Tringali Land Variance Denied by Board of Adjustment

Posted
Board of Adjustment hearing.

By Mike Lednovich

After hearing two and half hours of impassioned pleas to keep the character of downtown neighborhoods intact, the city's Board of Adjustment voted 5-0 Wednesday to deny the developer of the former Tringali property a variance seeking to build 10 housing units on parcels where three homes had once stood.

Property owner Worthy Investments sought the variance to revert to the city's 1857 Yulee plat, which would have allowed the developer to subdivide three parcels into 10 lots for residential housing.

The city's Land Development Code (LDC) specifically prohibits reverting property to the 1857 plat when houses or structures have been built across lot lines, ruling those two lots are now considered a single parcel.

"We spent months and months doing this," said Planning Advisory Board member Mark Bennett, who helped write the 2006 LDC provision against subdividing lots. "If you allow this to go forward, you will kill this city."

Bennett said the intent of the LDC section is to preserve the integrity of neighborhoods.

"A neighbor could walk out on their porch and know there were six houses on Fourth Street every day, not 12 houses, not seven," Bennett said. "This (variance application) is the same story (more density) I've heard when we started this (writing the LDC revisions)."

Bennett was among 12 speakers who gave testimony opposing the variance.

After the ruling, Ron Flick, the agent for Worthy Investments, said he is optimistic that the property owners would prevail with an appeal of a Nassau County Court Ruling that said the developer had to obtain a variance from the Board of Adjustment in order build more units on the land, which was formerly owned by the Tringali family.

Under the city's R-2 zoning allowances, Worthy Investments would be allowed to build six units - a triplex, duplex and single family home - on the lots, which are on South Fourth Street, just north of Beech Street.

Last year the city commission, ignoring provisions of the Land Development Code, voted to allow the Tringali lots on South Third and Fourth streets to be subdivided for townhouses.
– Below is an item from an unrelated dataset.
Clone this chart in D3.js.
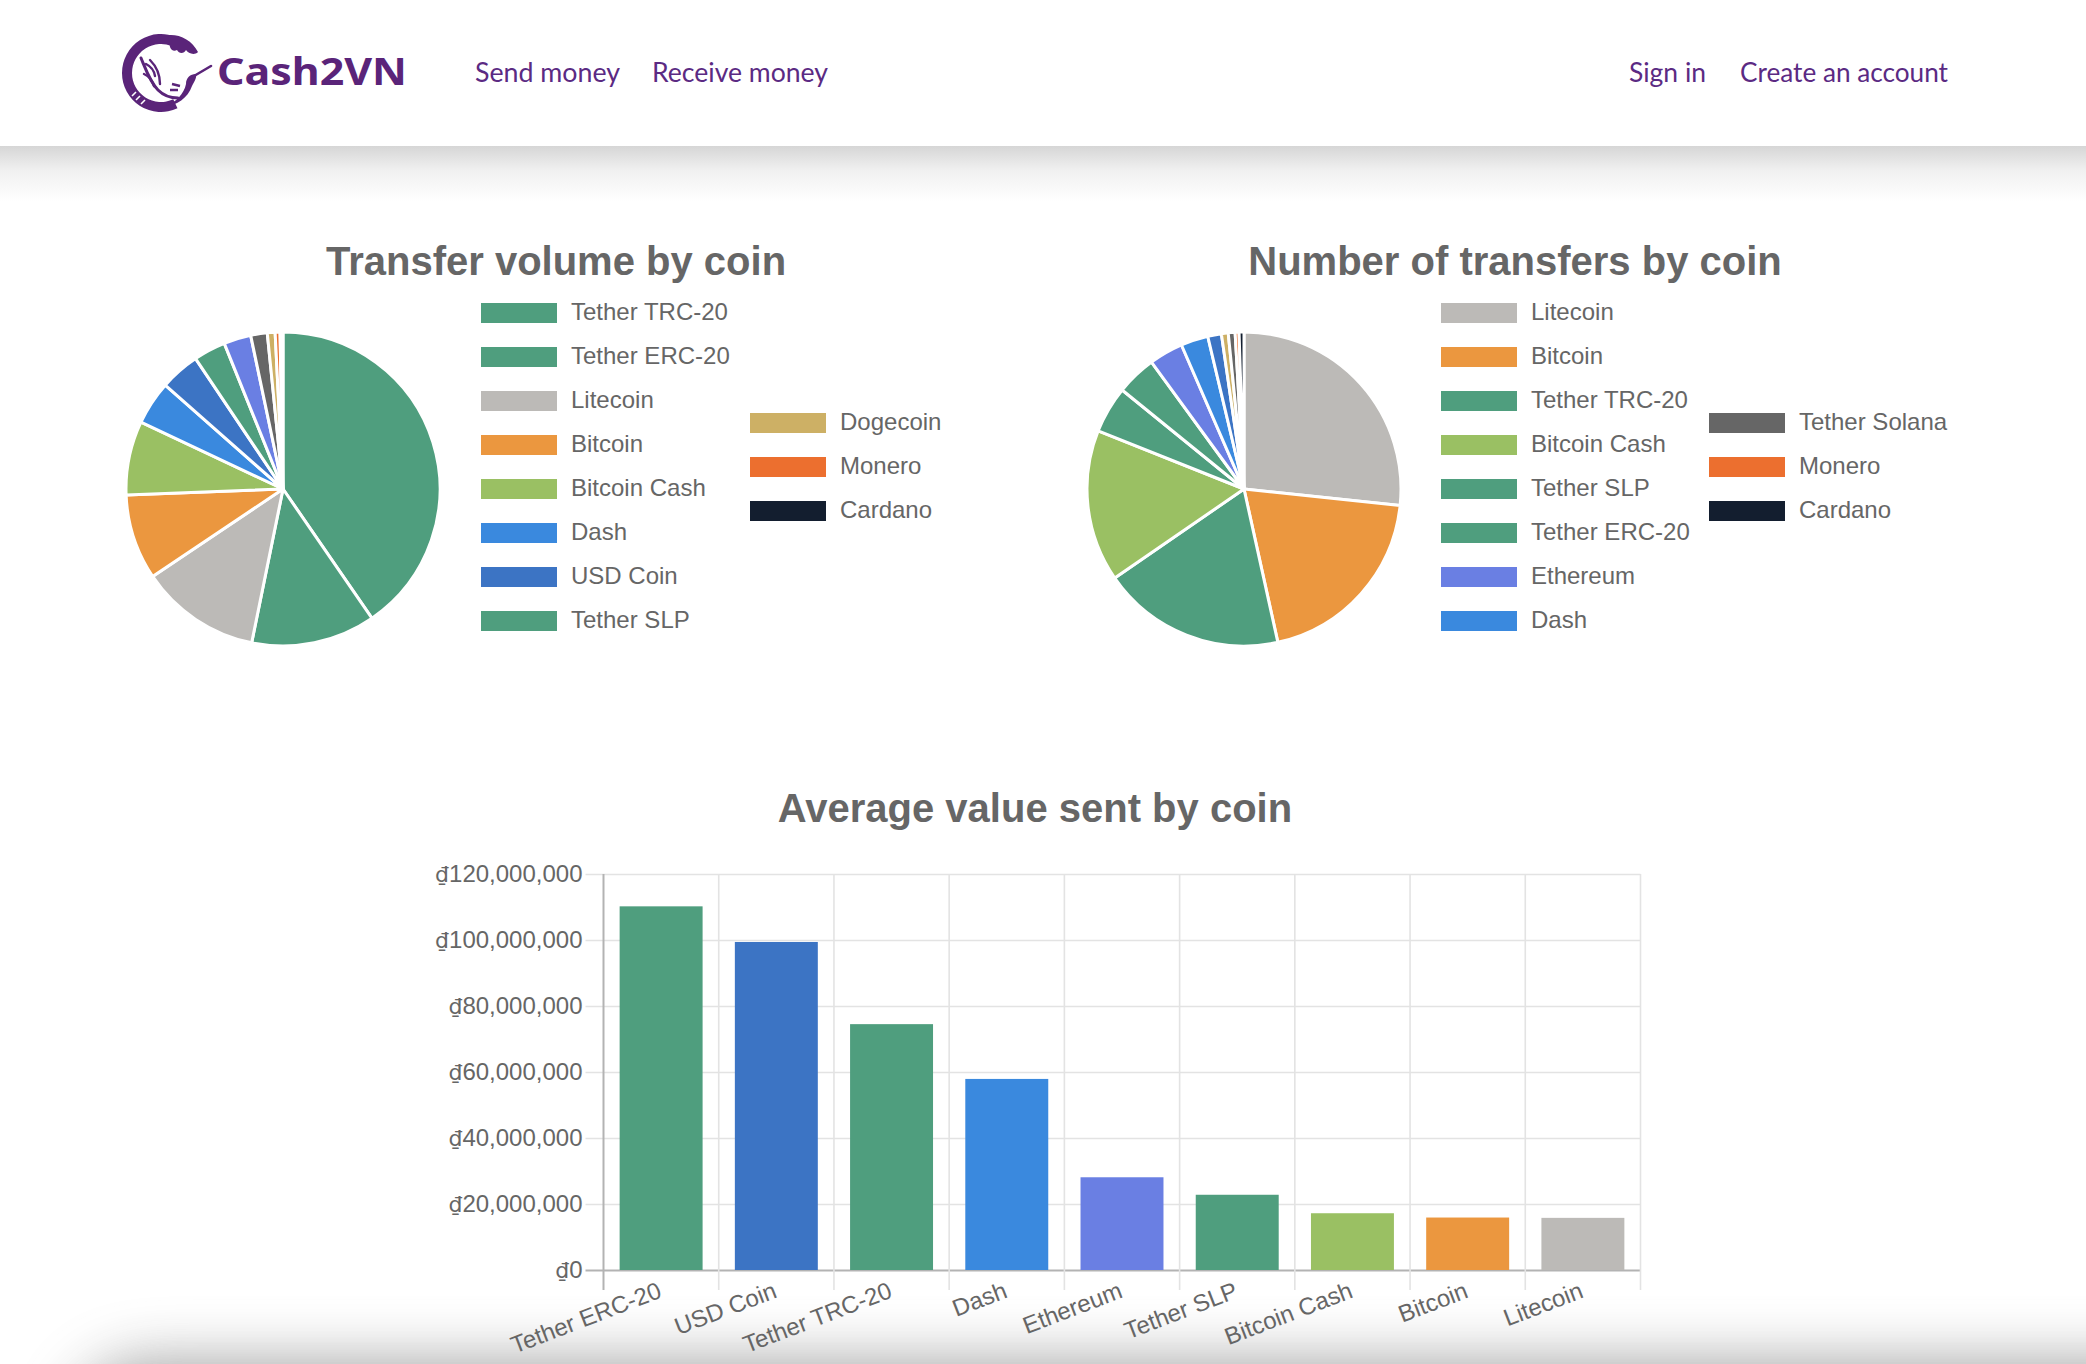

That decision was overturned by a Nassau County Judge after a lawsuit by adjacent homeowners. Worthy Investments appealed that ruling.

Flick told Board of Adjustment members that Worthy Investments was seeking the variance and "asking to make the property more flexible" in developing units.

"These are 10 parcels in my book. Originally, the idea was to generate something targeting a higher value per square foot in product, compatible with the land values which drives up land and other values of all the adjacent properties," Flick said. "It benefits us to make the (overall) community look better."

He said, "I don't like the constraints of the size of the lots right now," and stated limitations of the current restrictions would make current allowable units "somewhat disjointed."

Retired attorney Frank Santry argued that the LDC is ironclad in prohibiting subdividing of parcels after homes and structures have been built on combined properties. "Don't lose sight of the three LDC provisions that you're being asked to provide an exemption from what the last 19 years has applied to every other similar situated landowner in the city of Fernandina Beach without any reference to the underlying circumstances," he said.

John Cascone, who has lived across the street from one of the lots on Fourth Street for 34 years told the board, "They (Worthy Investment) bought (the property) knowing what the rules were, they should be bound by the rules. You're talking about bringing in row housing, like downtown Philadelphia, New York or Boston. That's not what Fernandina is. You're being asked to change the entire nature of our neighborhood."

Worthy Investments can file an appeal of the Board of Adjustment's variance denial in Nassau County Court.